Vintage 5-point Star – Feed Sack Material. This top caught my attention because of its construction. The white background feed sack fabrics were stitched together as squares by machine. There are a couple of places you can see the printing on the material. The machine stitching is excellent and with a very short stitch length. The star points and center pentagon are all appliqued to the top. Then, the fabric was cut out behind the stars. There are a few water stains, but I think these will wash away. The fabrics are very strong woven, the stitching, including the hand applique with very tiny stitches is also very strong. I plan to longarm quilt this twin size with appropriate period designs.
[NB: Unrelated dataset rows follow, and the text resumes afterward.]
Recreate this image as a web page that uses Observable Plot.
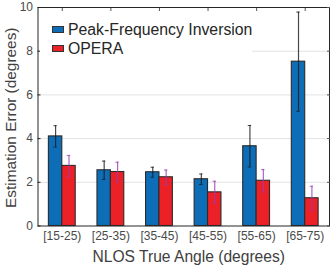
<!DOCTYPE html>
<html><head><meta charset="utf-8">
<script src="https://cdn.jsdelivr.net/npm/d3@7"></script>
<script src="https://cdn.jsdelivr.net/npm/@observablehq/plot@0.6"></script>
<style>
body{margin:0;background:#fff;font-family:"Liberation Sans",Arial,sans-serif}
#wrap{position:relative;width:331px;height:268px}
.legend{position:absolute;left:40px;top:18px;width:212px;height:42px;background:#fff;color:#262626;font-size:15.8px}
.legend .row{position:absolute;left:12px;height:18px;line-height:18px;white-space:nowrap}
.legend .sw{display:inline-block;width:10px;height:5px;border:1px solid #333;margin-right:4px;vertical-align:middle;position:relative;top:-1px}
</style></head>
<body><div id="wrap"></div>
<script>
const categories = ["[15-25)","[25-35)","[35-45)","[45-55)","[55-65)","[65-75)"];
const series = ["Peak-Frequency Inversion","OPERA"];
const pfiMean = [4.10,2.55,2.46,2.14,3.65,7.52];
const pfiErr = [0.49,0.42,0.23,0.24,0.95,2.27];
const operaMean = [2.75,2.47,2.23,1.54,2.07,1.27];
const operaErr = [0.48,0.45,0.33,0.51,0.51,0.55];
const yTicks = [0,2,4,6,8,10];
const barColors = ["#0d6db7","#ec2027"];
const errColors = ["#1a1a1a","#9a3cb0"];

const W = 0.276;
const rows = [];
categories.forEach((c,i)=>{
  rows.push({g:i+1, s:0, mean:pfiMean[i], err:pfiErr[i]});
  rows.push({g:i+1, s:1, mean:operaMean[i], err:operaErr[i]});
});
const x1 = d => d.s===0 ? d.g - W : d.g;
const x2 = d => d.s===0 ? d.g : d.g + W;
const xc = d => d.s===0 ? d.g - W/2 : d.g + W/2;
const cap = 0.035;

const plot = Plot.plot({
  width: 331, height: 268,
  marginLeft: 37.5, marginRight: 2, marginTop: 7, marginBottom: 42.5,
  style: {fontFamily: '"Liberation Sans", Arial, sans-serif', background: "#fff", overflow: "visible"},
  x: {domain: [0.5, 6.5]},
  y: {domain: [0, 10]},
  marks: [
    Plot.ruleY(yTicks.filter(t => t>0 && t<10), {stroke: "#e3e3e3", strokeWidth: 1}),
    Plot.rectY(rows, {x1, x2, y1: 0, y2: "mean", fill: d => barColors[d.s], stroke: "#2b2b2b", strokeWidth: 1.1}),
    Plot.ruleX(rows, {x: xc, y1: d => d.mean - d.err, y2: d => d.mean + d.err, stroke: d => errColors[d.s], strokeOpacity: 0.8, strokeWidth: 1.2}),
    Plot.ruleY(rows, {y: d => d.mean + d.err, x1: d => xc(d) - cap, x2: d => xc(d) + cap, stroke: d => errColors[d.s], strokeOpacity: 0.8, strokeWidth: 1}),
    Plot.ruleY(rows, {y: d => d.mean - d.err, x1: d => xc(d) - cap, x2: d => xc(d) + cap, stroke: d => errColors[d.s], strokeOpacity: 0.8, strokeWidth: 1}),
    Plot.frame({stroke: "#262626", strokeWidth: 1}),
    Plot.axisY({ticks: yTicks, tickSize: -3, tickPadding: 8, fontSize: 12, color: "#4a4a4a", stroke: "#262626", label: null}),
    Plot.axisY({anchor: "right", ticks: yTicks, tickSize: -3, tickFormat: () => "", label: null, stroke: "#555"}),
    Plot.axisX({ticks: categories.map((c,i)=>i+1), tickFormat: d => categories[d-1], tickSize: 0, tickPadding: 5, fontSize: 12, color: "#4a4a4a", label: null}),
    Plot.axisX({anchor: "top", ticks: categories.map((c,i)=>i+1), tickSize: -3, tickFormat: () => "", label: null, stroke: "#555"}),
    Plot.text(["NLOS True Angle (degrees)"], {frameAnchor: "bottom", dy: 36, dx: 5, fontSize: 15.6, fill: "#404040"}),
    Plot.text(["Estimation Error (degrees)"], {frameAnchor: "left", textAnchor: "middle", dx: -27, dy: 1, rotate: -90, fontSize: 15.4, fill: "#404040"})
  ]
});
const wrap = document.getElementById("wrap");
wrap.appendChild(plot);
const leg = document.createElement("div");
leg.className = "legend";
series.forEach((s,i)=>{
  const r = document.createElement("div");
  r.className = "row";
  r.style.top = (3 + i*19) + "px";
  const sw = document.createElement("span");
  sw.className = "sw";
  sw.style.background = barColors[i];
  r.appendChild(sw);
  r.appendChild(document.createTextNode(s));
  leg.appendChild(r);
});
wrap.appendChild(leg);
</script>
</body></html>
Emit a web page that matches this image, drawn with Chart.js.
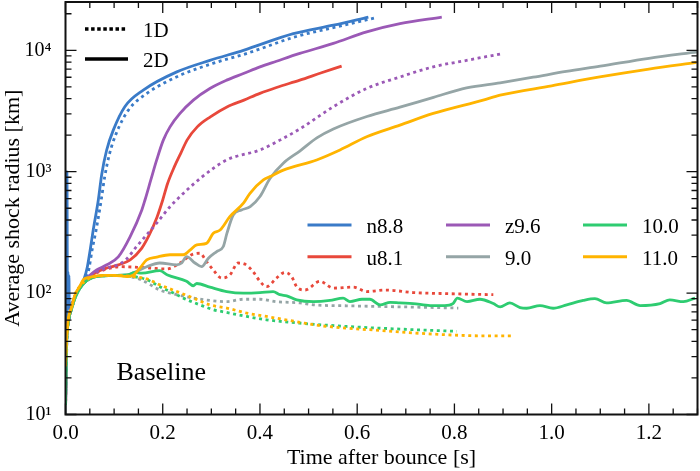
<!DOCTYPE html>
<html>
<head>
<meta charset="utf-8">
<script src="https://cdn.jsdelivr.net/npm/chart.js@4"></script>
<style>
html,body{margin:0;padding:0;background:#fff;}
canvas{display:block;}
</style>
</head>
<body>
<canvas id="c" width="700" height="471"></canvas>
<script>
// ---------- tick labels ----------
const xTickValues = [0, 0.2, 0.4, 0.6, 0.8, 1.0, 1.2];
const xTickLabels = ['0.0', '0.2', '0.4', '0.6', '0.8', '1.0', '1.2'];
const yTickValues = [10, 100, 1000, 10000];
const yTickLabels = ['10\u00B9', '10\u00B2', '10\u00B3', '10\u2074'];

// ---------- categories / legend ----------
const models = ['n8.8', 'u8.1', 'z9.6', '9.0', '10.0', '11.0'];
const dimLabels = ['1D', '2D'];

// ---------- series: time [s] and shock radius [km] ----------
// n8.8
const n88_2d_t = [0, 0.002, 0.003, 0.004, 0.005, 0.006, 0.007, 0.008, 0.010, 0.015, 0.02, 0.03, 0.038, 0.045, 0.051, 0.057, 0.0675, 0.0745, 0.0847, 0.0983, 0.122, 0.160, 0.229, 0.297, 0.366, 0.4686, 0.551, 0.623];
const n88_2d_r = [12, 45, 1000, 80, 150, 75, 140, 72, 78, 85, 95, 113, 130, 165, 230, 331, 585, 950, 1510, 2200, 3430, 4700, 6640, 8260, 10000, 13700, 16100, 18800];
const n88_1d_t = [0, 0.003, 0.008, 0.015, 0.02, 0.03, 0.04, 0.047, 0.055, 0.063, 0.0735, 0.0805, 0.0905, 0.104, 0.129, 0.167, 0.235, 0.303, 0.372, 0.475, 0.555, 0.637];
const n88_1d_r = [12, 40, 62, 80, 95, 113, 128, 150, 230, 331, 585, 900, 1400, 2050, 3200, 4400, 6200, 7800, 9400, 13000, 15500, 18500];
// u8.1
const u81_2d_t = [0, 0.002, 0.006, 0.012, 0.02, 0.03, 0.04, 0.05, 0.065, 0.085, 0.109, 0.133, 0.157, 0.172, 0.188, 0.2, 0.21, 0.224, 0.237, 0.25, 0.271, 0.298, 0.333, 0.367, 0.40, 0.434, 0.482, 0.525, 0.568];
const u81_2d_r = [10, 40, 60, 75, 95, 113, 128, 137, 150, 161, 171, 188, 235, 300, 420, 585, 800, 1100, 1415, 1820, 2340, 2830, 3430, 3890, 4420, 4940, 5680, 6500, 7410];
const u81_1d_t = [0, 0.002, 0.006, 0.012, 0.02, 0.03, 0.04, 0.05, 0.065, 0.085, 0.112, 0.137, 0.174, 0.208, 0.2355, 0.2595, 0.2766, 0.29, 0.304, 0.3213, 0.338, 0.355, 0.368, 0.386, 0.40, 0.4136, 0.434, 0.451, 0.465, 0.4755, 0.4926, 0.5234, 0.5508, 0.592, 0.6195, 0.66, 0.715, 0.784, 0.88];
const u81_1d_r = [10, 40, 60, 75, 95, 113, 128, 137, 148, 158, 165, 164, 161, 158, 177, 207, 213, 182, 155, 133, 141, 177, 174, 150, 125, 113, 133, 148, 137, 113, 106, 125, 110, 112, 103, 106, 101, 99, 97];
// z9.6
const z96_2d_t = [0, 0.002, 0.006, 0.012, 0.02, 0.03, 0.04, 0.05, 0.064, 0.085, 0.109, 0.133, 0.157, 0.1635, 0.1755, 0.1876, 0.2012, 0.215, 0.2355, 0.263, 0.297, 0.3315, 0.366, 0.40, 0.434, 0.482, 0.551, 0.6195, 0.688, 0.774];
const z96_2d_r = [10, 40, 60, 75, 95, 113, 128, 140, 155, 171, 200, 292, 484, 585, 855, 1250, 1820, 2340, 3020, 3890, 4850, 5680, 6440, 7310, 8130, 9420, 11400, 14200, 16600, 18800];
const z96_1d_t = [0, 0.002, 0.006, 0.012, 0.02, 0.03, 0.04, 0.05, 0.065, 0.085, 0.109, 0.125, 0.1464, 0.1876, 0.215, 0.2423, 0.28, 0.3315, 0.40, 0.441, 0.482, 0.551, 0.6195, 0.688, 0.7565, 0.825, 0.900];
const z96_1d_r = [10, 40, 60, 75, 95, 113, 128, 137, 150, 161, 172, 190, 242, 377, 515, 662, 900, 1250, 1510, 1820, 2250, 3430, 4850, 6030, 7310, 8260, 9420];
// 9.0
const m90_2d_t = [0, 0.002, 0.006, 0.012, 0.02, 0.03, 0.04, 0.05, 0.06, 0.08, 0.1, 0.126, 0.1464, 0.167, 0.194, 0.2287, 0.239, 0.249, 0.2664, 0.28, 0.294, 0.311, 0.3246, 0.332, 0.345, 0.362, 0.38, 0.40, 0.4206, 0.448, 0.482, 0.517, 0.551, 0.62, 0.688, 0.757, 0.825, 0.894, 0.962, 1.03, 1.10, 1.2, 1.3];
const m90_2d_r = [10, 35, 58, 73, 92, 110, 123, 131, 136, 139, 140, 141, 151, 165, 177, 171, 177, 200, 177, 165, 194, 220, 242, 310, 440, 484, 515, 624, 880, 1175, 1480, 1900, 2250, 2850, 3400, 4100, 4900, 5400, 6000, 6700, 7400, 8600, 9700];
const m90_1d_t = [0, 0.002, 0.006, 0.012, 0.02, 0.03, 0.04, 0.05, 0.06, 0.08, 0.1, 0.125, 0.1552, 0.194, 0.229, 0.263, 0.297, 0.3315, 0.366, 0.40, 0.434, 0.482, 0.51, 0.578, 0.647, 0.715, 0.808];
const m90_1d_r = [10, 35, 58, 73, 92, 110, 123, 131, 136, 139, 140, 138, 129, 106, 97, 91, 87, 85, 89, 89, 85, 83, 80, 78.6, 77.6, 76.7, 75.3];
// 10.0
const m100_2d_t = [0, 0.002, 0.006, 0.012, 0.02, 0.03, 0.04, 0.05, 0.06, 0.08, 0.1, 0.127, 0.143, 0.157, 0.194, 0.21, 0.249, 0.263, 0.27, 0.297, 0.3315, 0.366, 0.40, 0.427, 0.441, 0.455, 0.4755, 0.51, 0.544, 0.571, 0.585, 0.61, 0.626, 0.647, 0.668, 0.688, 0.715, 0.75, 0.78, 0.797, 0.806, 0.826, 0.8525, 0.88, 0.894, 0.914, 0.935, 0.9486, 0.976, 1.003, 1.031, 1.065, 1.089, 1.113, 1.154, 1.182, 1.223, 1.243, 1.271, 1.295];
const m100_2d_r = [12, 35, 58, 73, 92, 110, 123, 131, 136, 139, 140, 141, 148, 146, 153, 141, 125, 115, 120, 112, 103, 100, 101, 103, 97, 95, 88, 85, 87, 91, 85, 89, 89, 80, 84, 83, 82, 79, 79, 82, 91, 85, 89, 82, 77, 83, 76, 75, 79, 75, 80, 87, 90, 83, 87, 79, 82, 88, 85, 91];
const m100_1d_t = [0, 0.002, 0.006, 0.012, 0.02, 0.03, 0.04, 0.05, 0.06, 0.08, 0.1, 0.12, 0.1395, 0.167, 0.194, 0.222, 0.249, 0.2766, 0.304, 0.3315, 0.3727, 0.4136, 0.482, 0.578, 0.715, 0.805];
const m100_1d_r = [12, 35, 58, 73, 92, 110, 123, 131, 136, 139, 140, 139, 137, 129, 113, 100, 88.5, 80, 73, 69.3, 64.2, 60.3, 56.6, 53.1, 50, 48.4];
// 11.0
const m110_2d_t = [0, 0.002, 0.006, 0.012, 0.02, 0.03, 0.0366, 0.05, 0.06, 0.08, 0.1, 0.127, 0.14, 0.1532, 0.167, 0.1876, 0.215, 0.2423, 0.256, 0.27, 0.29, 0.304, 0.318, 0.338, 0.366, 0.3795, 0.407, 0.4206, 0.448, 0.5166, 0.5646, 0.6195, 0.688, 0.7565, 0.859, 0.894, 1.0, 1.099, 1.2, 1.298];
const m110_2d_r = [25, 40, 62, 75, 98, 115, 129, 135, 138, 140, 140, 137, 141, 161, 188, 198, 207, 207, 226, 250, 257, 311, 331, 426, 550, 664, 855, 911, 1030, 1250, 1510, 1940, 2420, 3020, 3890, 4270, 5100, 6030, 7000, 7940];
const m110_1d_t = [0, 0.002, 0.006, 0.012, 0.02, 0.03, 0.04, 0.05, 0.06, 0.08, 0.1, 0.12, 0.1395, 0.167, 0.194, 0.229, 0.263, 0.297, 0.3315, 0.3727, 0.4136, 0.482, 0.51, 0.578, 0.647, 0.715, 0.811, 0.85, 0.921];
const m110_1d_r = [25, 40, 62, 75, 98, 115, 125, 133, 137, 139, 140, 139, 137, 131, 117, 103, 91, 80, 75.3, 68.5, 64.2, 57.5, 54.9, 51.4, 49.3, 47, 44.9, 44.5, 44.5];

// ---------- styling ----------
const colors = {
  'n8.8': '#3a7bc8', 'u8.1': '#e8483b', 'z9.6': '#9b59b6',
  '9.0': '#95a5a6', '10.0': '#2ecc71', '11.0': '#ffb400'
};
const FONT = "'Liberation Serif', 'Times New Roman', serif";
const DOT = [3, 3.6];

function pts(ts, rs) { return ts.map((t, i) => ({ x: t, y: rs[i] })); }

const seriesList = [
  ['n8.8', '2D', n88_2d_t, n88_2d_r], ['n8.8', '1D', n88_1d_t, n88_1d_r],
  ['u8.1', '2D', u81_2d_t, u81_2d_r], ['u8.1', '1D', u81_1d_t, u81_1d_r],
  ['z9.6', '2D', z96_2d_t, z96_2d_r], ['z9.6', '1D', z96_1d_t, z96_1d_r],
  ['9.0', '2D', m90_2d_t, m90_2d_r], ['9.0', '1D', m90_1d_t, m90_1d_r],
  ['10.0', '2D', m100_2d_t, m100_2d_r], ['10.0', '1D', m100_1d_t, m100_1d_r],
  ['11.0', '2D', m110_2d_t, m110_2d_r], ['11.0', '1D', m110_1d_t, m110_1d_r]
];

const datasets = seriesList.slice().reverse().map(([m, d, t, r]) => ({
  label: m + ' ' + d,
  data: pts(t, r),
  borderColor: colors[m],
  backgroundColor: colors[m],
  borderWidth: 2.8,
  borderDash: d === '1D' ? DOT : [],
  borderCapStyle: 'butt',
  pointRadius: 0,
  fill: false,
  cubicInterpolationMode: 'monotone'
}));

const framePlugin = {
  id: 'frame',
  afterDraw(chart) {
    const ctx = chart.ctx, a = chart.chartArea;
    const xs = chart.scales.x, ys = chart.scales.y;
    ctx.save();
    ctx.strokeStyle = '#111';
    ctx.lineWidth = 1.3;
    for (let i = 0; i <= 26; i++) {
      const v = i * 0.05;
      const px = xs.getPixelForValue(v);
      const major = (i % 4 === 0);
      const L = major ? 11 : 6;
      ctx.beginPath();
      ctx.moveTo(px, a.bottom); ctx.lineTo(px, a.bottom - L);
      ctx.moveTo(px, a.top); ctx.lineTo(px, a.top + L);
      ctx.stroke();
    }
    for (let k = 1; k <= 4; k++) {
      for (let m = 1; m <= 9; m++) {
        const v = m * Math.pow(10, k);
        if (v > ys.max) break;
        const py = ys.getPixelForValue(v);
        const L = m === 1 ? 11 : 6;
        ctx.beginPath();
        ctx.moveTo(a.left, py); ctx.lineTo(a.left + L, py);
        ctx.moveTo(a.right, py); ctx.lineTo(a.right - L, py);
        ctx.stroke();
      }
    }
    ctx.lineWidth = 2;
    ctx.strokeRect(a.left, a.top, a.right - a.left, a.bottom - a.top);

    // legend: 1D / 2D
    ctx.strokeStyle = '#000';
    ctx.fillStyle = '#000';
    ctx.font = '21px ' + FONT;
    ctx.textBaseline = 'alphabetic';
    ctx.lineWidth = 3.5;
    ctx.setLineDash([3.5, 2.6]);
    ctx.beginPath(); ctx.moveTo(85, 29); ctx.lineTo(127, 29); ctx.stroke();
    ctx.setLineDash([]);
    ctx.beginPath(); ctx.moveTo(85, 59); ctx.lineTo(128, 59); ctx.stroke();
    ctx.fillText(dimLabels[0], 143, 36.5);
    ctx.fillText(dimLabels[1], 143, 66.5);

    // legend: models (3 columns x 2 rows, column-major)
    const colX = [307.5, 446, 583];
    const rowY = [225, 256.7];
    ctx.lineWidth = 3;
    models.forEach((m, i) => {
      const c = Math.floor(i / 2), r = i % 2;
      const x0 = colX[c], y0 = rowY[r];
      ctx.strokeStyle = colors[m];
      ctx.beginPath(); ctx.moveTo(x0, y0); ctx.lineTo(x0 + 44, y0); ctx.stroke();
      ctx.fillStyle = '#000';
      ctx.fillText(m, x0 + 59, y0 + 8);
    });

    ctx.font = '26px ' + FONT;
    ctx.fillText('Baseline', 116.5, 380);
    ctx.restore();
  }
};

new Chart(document.getElementById('c'), {
  type: 'line',
  data: { datasets },
  options: {
    responsive: false,
    animation: false,
    devicePixelRatio: 1,
    layout: { padding: { left: 0, top: 2, right: 2.5, bottom: 0 } },
    plugins: { legend: { display: false }, tooltip: { enabled: false } },
    scales: {
      x: {
        type: 'linear', min: 0, max: 1.3,
        grid: { display: false }, border: { display: false },
        afterBuildTicks: (s) => { s.ticks = xTickValues.map(v => ({ value: v })); },
        afterFit: (s) => { s.height = 56.5; s.paddingLeft = 0; s.paddingRight = 0; },
        ticks: {
          autoSkip: false, maxRotation: 0, padding: -2, color: '#000',
          font: { family: FONT, size: 21 },
          callback: (v) => { const i = xTickValues.findIndex(t => Math.abs(t - v) < 1e-9); return i >= 0 ? xTickLabels[i] : ''; }
        },
        title: { display: true, text: 'Time after bounce [s]', color: '#000', font: { family: FONT, size: 22 }, padding: 0 }
      },
      y: {
        type: 'logarithmic', min: 10, max: 25000,
        grid: { display: false }, border: { display: false },
        afterBuildTicks: (s) => { s.ticks = yTickValues.map(v => ({ value: v })); },
        afterFit: (s) => { s.width = 65.5; s.paddingTop = 0; s.paddingBottom = 0; },
        ticks: {
          autoSkip: false, padding: 6, color: '#000',
          font: { family: FONT, size: 20 },
          callback: (v) => { const i = yTickValues.findIndex(t => Math.abs(t - v) < 1e-6); return i >= 0 ? yTickLabels[i] : ''; }
        },
        title: { display: true, text: 'Average shock radius [km]', color: '#000', font: { family: FONT, size: 22 }, padding: 0 }
      }
    }
  },
  plugins: [framePlugin]
});
</script>
</body>
</html>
1930’s “Enhanced” or “Improved” Nine-patch. Looking at this top I am reminded of both a nine-patch and also the double wedding ring because of the melon shaped pieces. Although not pieced as well as the others because it has long running stitches in the seams and the points do not come together very well in many places, the top is an eclectic mix of a wide range of 1930’s fabrics. It is indicative of the thirties with both bold and soft colors and the many, many prints that were available during this time period. This large top will certainly cover a double or larger bed. I will be quilting this on the longarm, too, using designs that would have been used in the thirties.
Not Quite Done!
After getting to the car to leave the museum, I reflected on my purchases and decided to go back into the museum and purchase one more quilt that I had seen. I did not want to get back to my New York home and regret that I had not purchased this one. This quilt was quite a lot more expensive than any of the others, but it was unusual. Very large, about king size, the red, green, and yellow prints on white background was a triple Irish chain. The quilt is beautifully pieced with tiny hand stitched piecing, precisely cut patches, is square, and has an unusual half square triangle border around the whole quilt. It, like the others, is in excellent condition; it has a few little water stains, but has fabric that can take the quilting, the washing, and could even be used. Like the others, I will use patterns to enhance the triple Irish chain pattern.
When we traveled to Colorado, I never expected to come home with these treasures. It goes to show that you never know what you will find. But, you must always be open to taking advantage of an opportunity as you many never have an opportunity like that again. Fortunately my husband also saw this as a unique opportunity and encouraged me to take advantage of it, too. Before we could fly home from Colorado, though, we had to go and purchase another suitcase just to carry our quilt top treasures home. And, getting back home, what fun there has been for me to share with others this wonderful adventure and the quilt finds from Golden (Colorado).